By Carolyn Weber. Southern California's post war boom created housing, jobs, and, of course, strip malls. Although they were convenient, these quick stops were never aesthetically pleasing and are situated on valuable land. The Planning Center of Costa Mesa, Calif., has a plan to turn around the area's aging commercial strips by converting them to "suburban villages." Originally submitted to a regional governments livable communities design competition in Orange County, the idea involves converting sites on arterial highways with blighted strip malls and big-box sites into mixed-use communities to include offices, shops, single-family homes, apartments, and open space.

The Center predicts that the conversions will create opportunities for local jurisdictions to enliven their tax bases and respond to the pressing need for affordable housing in Southern California. "We are all trying to figure out how to accommodate the next wave of development here," says the Planning Center's director of community development services Melani Smith.

The group has already identified about 700 sites in Orange County that are under-performing and ripe for this kind of re-development.
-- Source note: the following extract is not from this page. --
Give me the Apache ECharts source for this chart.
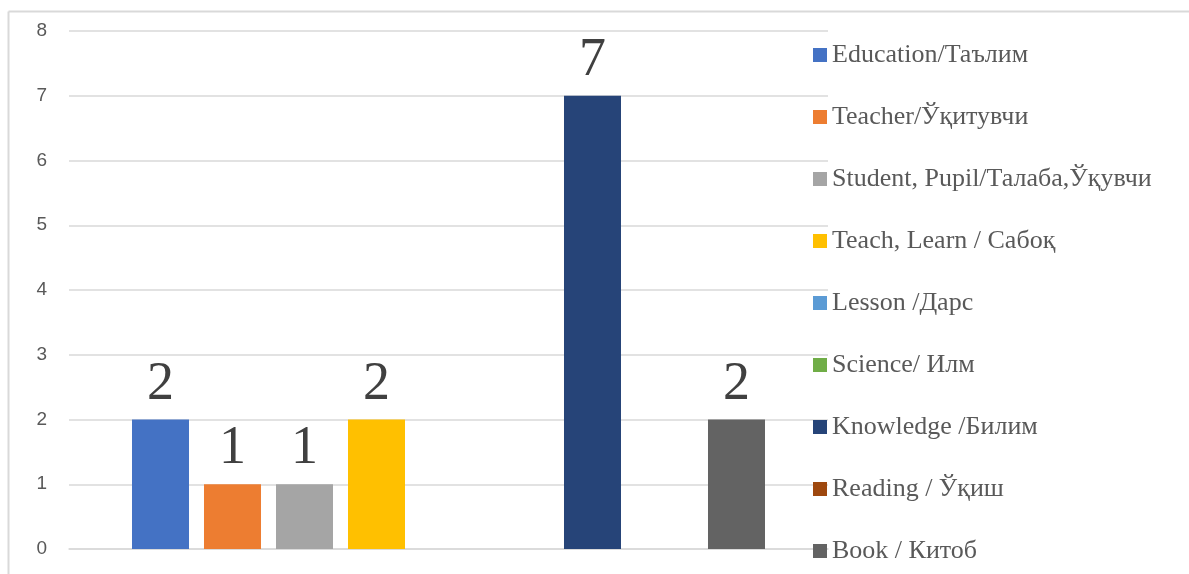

Smith says that the response to the concept from cities and developers has been staggering: "It presents opportunities to find land in communities that seem to be built out."

A concept rendering of The Planning Center's "suburban village" model illustrates the pedestrian-friendly, mixed-use communities it hopes to design. The residential components of the "suburban villages" will be very site specific with different density and configurations for each situation.